Fig. 4 shows the trend in fuel injection amount and engine output during engine durability testing. The top graph shows the fuel injection amount and the bottom graph shows the engine output. Steady performance is evident in both cases. Moreover, no sign of fuel leaking from plastic components was found during the engine durability testing. These results demonstrate that engine reliability can be maintained with no changes to existing specifications.

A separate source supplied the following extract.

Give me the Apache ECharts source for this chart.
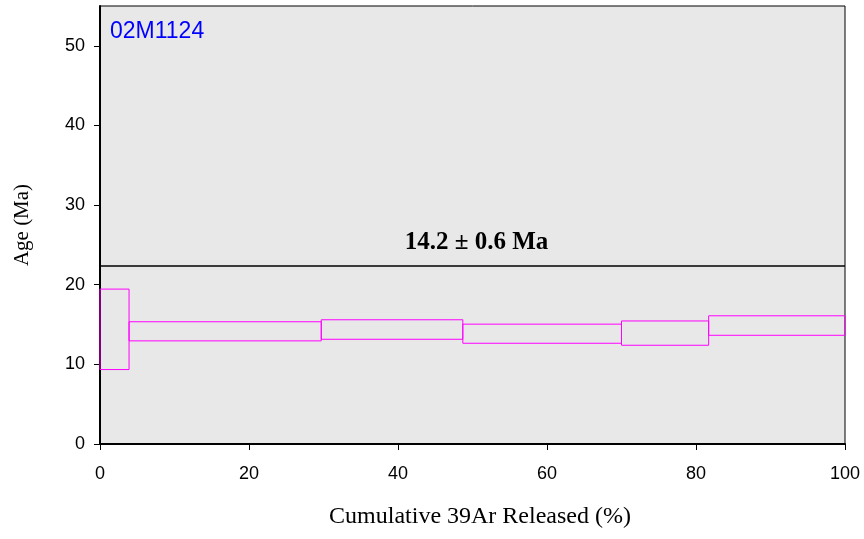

3.3. Improved Starting Performance in Cold Temperatures

As paraffinic alternative fuels have similar fluidity to winter diesel, it is suitable for use in cold conditions.
Fuel is typically difficult to ignite in the cold because the temperature inside the cylinders when starting the engine is too low, making engines hard to start and resulting in the emission of unburned fuel as white smoke. Anticipating that the excellent ignitability of paraffinic alternative fuels would help to improve performance, Yanmar tested engine starting under cold conditions.
Fig. 5 shows the results of these tests. The graph at the top shows the engine speed when starting. The speed ramps up more quickly for the paraffinic alternative fuel than it does for conventional diesel, demonstrating the improvement in starting performance. Similarly, the photographs in the bottom half of Fig. 5 show the amount of white smoke at 5 seconds after starting. The results demonstrated that white smoke emission ended more quickly for the paraffinic alternative fuel than for conventional diesel.

4. Conclusions

This article has described the results of testing to verify the use of paraffinic alternative fuels in Yanmar’s small industrial diesel engines. Paraffinic alternative fuels have a molecular structure similar to that of conventional diesel and testing demonstrated that they also have equal or better functional performance for the same engine specifications. This presents opportunities for accelerating action on achieving a low-carbon society without compromising the appeal of its diesel engines that Yanmar has cultivated over the years. In the future, Yanmar intends to continue its technology development efforts so that it can provide its customers with a wide range of options.